§ **Stated task**
Please print the lines between the one with "Output the LaTeX" and the one with "(padText) at (169,397)", both ends included, exactly as written, with no pictures.

§ **Provided information**
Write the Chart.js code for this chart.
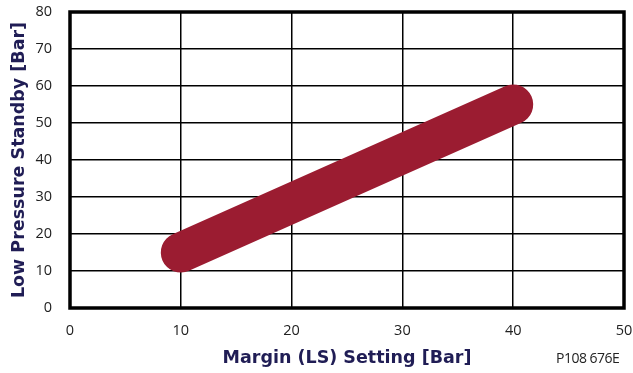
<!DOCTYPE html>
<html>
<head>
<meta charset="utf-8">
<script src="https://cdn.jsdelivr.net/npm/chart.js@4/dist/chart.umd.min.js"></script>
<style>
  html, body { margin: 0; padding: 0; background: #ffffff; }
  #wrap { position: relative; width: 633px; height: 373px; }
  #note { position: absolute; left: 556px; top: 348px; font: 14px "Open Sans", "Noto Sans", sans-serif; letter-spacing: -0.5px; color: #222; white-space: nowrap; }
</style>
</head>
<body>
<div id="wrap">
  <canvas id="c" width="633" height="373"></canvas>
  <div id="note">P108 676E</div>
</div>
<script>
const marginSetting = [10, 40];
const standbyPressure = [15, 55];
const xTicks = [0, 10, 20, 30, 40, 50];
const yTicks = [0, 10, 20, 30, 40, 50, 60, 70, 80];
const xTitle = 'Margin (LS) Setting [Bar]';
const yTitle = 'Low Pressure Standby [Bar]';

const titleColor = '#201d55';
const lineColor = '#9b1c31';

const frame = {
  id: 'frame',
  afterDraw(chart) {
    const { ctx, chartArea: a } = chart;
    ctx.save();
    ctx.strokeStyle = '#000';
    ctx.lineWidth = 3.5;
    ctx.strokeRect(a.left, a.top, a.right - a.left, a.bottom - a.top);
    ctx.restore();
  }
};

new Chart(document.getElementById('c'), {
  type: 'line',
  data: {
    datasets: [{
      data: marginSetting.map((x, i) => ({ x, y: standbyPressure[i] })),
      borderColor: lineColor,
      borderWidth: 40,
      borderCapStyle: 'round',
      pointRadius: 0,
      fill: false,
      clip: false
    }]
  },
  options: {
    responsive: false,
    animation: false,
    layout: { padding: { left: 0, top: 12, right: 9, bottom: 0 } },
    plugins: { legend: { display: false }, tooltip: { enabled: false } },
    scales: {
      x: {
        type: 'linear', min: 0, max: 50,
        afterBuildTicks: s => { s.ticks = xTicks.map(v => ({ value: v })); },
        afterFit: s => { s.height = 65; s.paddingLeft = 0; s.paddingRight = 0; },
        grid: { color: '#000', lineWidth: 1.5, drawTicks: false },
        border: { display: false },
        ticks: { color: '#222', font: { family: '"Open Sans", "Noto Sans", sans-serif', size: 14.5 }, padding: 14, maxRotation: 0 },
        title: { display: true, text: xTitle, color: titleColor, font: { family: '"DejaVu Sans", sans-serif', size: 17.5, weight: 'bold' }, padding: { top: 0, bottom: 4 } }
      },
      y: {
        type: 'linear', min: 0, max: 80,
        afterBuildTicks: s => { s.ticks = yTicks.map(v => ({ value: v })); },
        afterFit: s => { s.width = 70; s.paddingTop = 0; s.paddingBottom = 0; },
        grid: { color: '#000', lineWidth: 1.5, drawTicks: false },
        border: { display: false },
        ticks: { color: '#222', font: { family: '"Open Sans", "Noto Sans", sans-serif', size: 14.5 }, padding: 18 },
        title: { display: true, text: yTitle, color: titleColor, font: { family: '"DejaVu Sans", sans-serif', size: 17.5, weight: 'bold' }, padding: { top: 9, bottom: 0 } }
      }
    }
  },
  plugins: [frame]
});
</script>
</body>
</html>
---
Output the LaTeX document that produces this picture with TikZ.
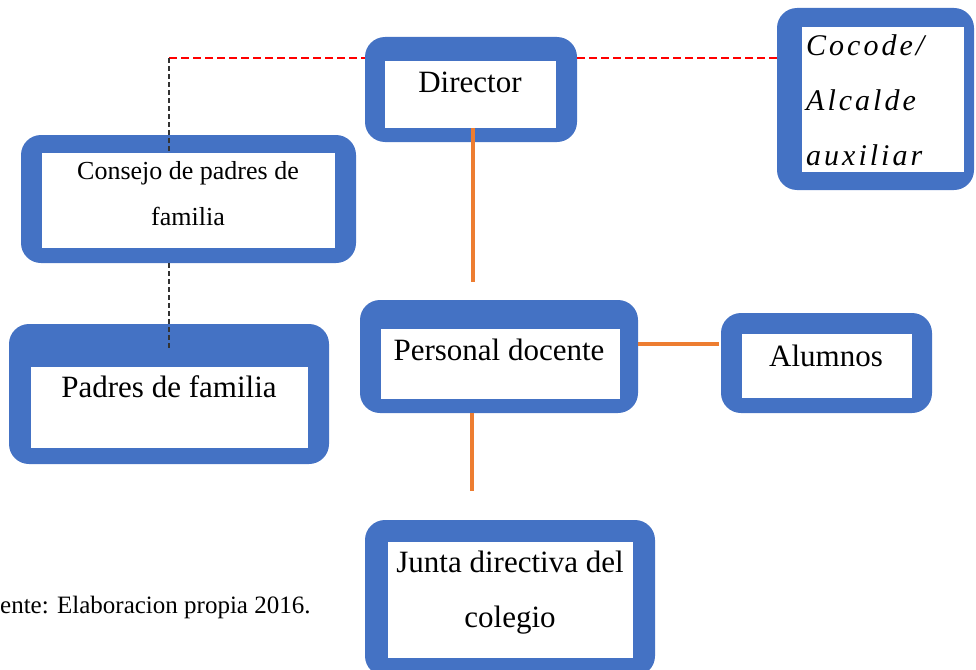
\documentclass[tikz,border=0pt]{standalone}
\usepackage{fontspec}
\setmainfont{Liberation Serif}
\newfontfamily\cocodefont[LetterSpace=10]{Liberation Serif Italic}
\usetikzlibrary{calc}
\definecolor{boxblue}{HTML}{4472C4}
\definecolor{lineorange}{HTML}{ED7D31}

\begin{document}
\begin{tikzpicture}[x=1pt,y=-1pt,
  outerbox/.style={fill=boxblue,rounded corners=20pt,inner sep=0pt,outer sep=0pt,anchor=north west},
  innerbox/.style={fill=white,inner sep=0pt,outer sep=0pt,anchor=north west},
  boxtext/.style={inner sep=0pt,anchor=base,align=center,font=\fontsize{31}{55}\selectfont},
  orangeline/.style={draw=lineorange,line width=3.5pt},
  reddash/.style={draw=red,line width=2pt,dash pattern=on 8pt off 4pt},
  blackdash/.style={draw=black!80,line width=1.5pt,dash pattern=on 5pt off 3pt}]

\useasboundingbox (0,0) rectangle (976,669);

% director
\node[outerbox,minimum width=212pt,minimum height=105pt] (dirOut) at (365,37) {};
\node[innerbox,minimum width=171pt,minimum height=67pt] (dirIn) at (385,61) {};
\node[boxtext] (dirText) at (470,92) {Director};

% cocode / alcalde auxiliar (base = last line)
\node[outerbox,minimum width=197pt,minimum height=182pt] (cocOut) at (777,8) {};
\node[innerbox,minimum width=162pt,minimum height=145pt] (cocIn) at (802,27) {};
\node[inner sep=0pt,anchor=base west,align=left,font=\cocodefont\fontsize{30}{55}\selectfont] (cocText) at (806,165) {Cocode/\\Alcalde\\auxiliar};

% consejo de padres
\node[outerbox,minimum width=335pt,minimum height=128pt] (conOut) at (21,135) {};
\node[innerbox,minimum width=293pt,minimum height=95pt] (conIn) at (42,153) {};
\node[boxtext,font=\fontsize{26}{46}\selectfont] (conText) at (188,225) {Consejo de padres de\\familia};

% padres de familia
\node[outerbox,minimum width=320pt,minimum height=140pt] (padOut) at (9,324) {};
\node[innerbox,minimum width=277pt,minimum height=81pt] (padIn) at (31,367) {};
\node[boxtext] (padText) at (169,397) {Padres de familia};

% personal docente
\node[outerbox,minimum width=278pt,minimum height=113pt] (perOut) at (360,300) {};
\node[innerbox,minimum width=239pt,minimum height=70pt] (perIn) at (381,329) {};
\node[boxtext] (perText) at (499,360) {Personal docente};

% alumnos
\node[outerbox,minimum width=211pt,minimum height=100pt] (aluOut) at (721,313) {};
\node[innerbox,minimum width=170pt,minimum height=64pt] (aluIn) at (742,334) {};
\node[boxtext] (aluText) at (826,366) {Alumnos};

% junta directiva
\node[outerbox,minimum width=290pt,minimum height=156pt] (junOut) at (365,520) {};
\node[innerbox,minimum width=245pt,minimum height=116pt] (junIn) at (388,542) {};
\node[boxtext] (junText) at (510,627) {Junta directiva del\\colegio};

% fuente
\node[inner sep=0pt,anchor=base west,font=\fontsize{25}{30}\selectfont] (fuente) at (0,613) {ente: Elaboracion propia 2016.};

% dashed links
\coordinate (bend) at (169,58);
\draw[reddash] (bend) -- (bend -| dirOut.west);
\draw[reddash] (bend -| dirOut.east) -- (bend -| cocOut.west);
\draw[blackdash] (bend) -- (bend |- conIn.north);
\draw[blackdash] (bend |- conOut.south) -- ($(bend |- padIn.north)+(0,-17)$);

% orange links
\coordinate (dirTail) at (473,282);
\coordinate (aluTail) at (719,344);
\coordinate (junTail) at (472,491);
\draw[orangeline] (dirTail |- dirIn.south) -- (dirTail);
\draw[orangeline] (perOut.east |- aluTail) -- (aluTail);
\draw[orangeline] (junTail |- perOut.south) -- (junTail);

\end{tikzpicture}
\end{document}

§ **Final answer**
Output the LaTeX document that produces this picture with TikZ.
\documentclass[tikz,border=0pt]{standalone}
\usepackage{fontspec}
\setmainfont{Liberation Serif}
\newfontfamily\cocodefont[LetterSpace=10]{Liberation Serif Italic}
\usetikzlibrary{calc}
\definecolor{boxblue}{HTML}{4472C4}
\definecolor{lineorange}{HTML}{ED7D31}

\begin{document}
\begin{tikzpicture}[x=1pt,y=-1pt,
  outerbox/.style={fill=boxblue,rounded corners=20pt,inner sep=0pt,outer sep=0pt,anchor=north west},
  innerbox/.style={fill=white,inner sep=0pt,outer sep=0pt,anchor=north west},
  boxtext/.style={inner sep=0pt,anchor=base,align=center,font=\fontsize{31}{55}\selectfont},
  orangeline/.style={draw=lineorange,line width=3.5pt},
  reddash/.style={draw=red,line width=2pt,dash pattern=on 8pt off 4pt},
  blackdash/.style={draw=black!80,line width=1.5pt,dash pattern=on 5pt off 3pt}]

\useasboundingbox (0,0) rectangle (976,669);

% director
\node[outerbox,minimum width=212pt,minimum height=105pt] (dirOut) at (365,37) {};
\node[innerbox,minimum width=171pt,minimum height=67pt] (dirIn) at (385,61) {};
\node[boxtext] (dirText) at (470,92) {Director};

% cocode / alcalde auxiliar (base = last line)
\node[outerbox,minimum width=197pt,minimum height=182pt] (cocOut) at (777,8) {};
\node[innerbox,minimum width=162pt,minimum height=145pt] (cocIn) at (802,27) {};
\node[inner sep=0pt,anchor=base west,align=left,font=\cocodefont\fontsize{30}{55}\selectfont] (cocText) at (806,165) {Cocode/\\Alcalde\\auxiliar};

% consejo de padres
\node[outerbox,minimum width=335pt,minimum height=128pt] (conOut) at (21,135) {};
\node[innerbox,minimum width=293pt,minimum height=95pt] (conIn) at (42,153) {};
\node[boxtext,font=\fontsize{26}{46}\selectfont] (conText) at (188,225) {Consejo de padres de\\familia};

% padres de familia
\node[outerbox,minimum width=320pt,minimum height=140pt] (padOut) at (9,324) {};
\node[innerbox,minimum width=277pt,minimum height=81pt] (padIn) at (31,367) {};
\node[boxtext] (padText) at (169,397) {Padres de familia};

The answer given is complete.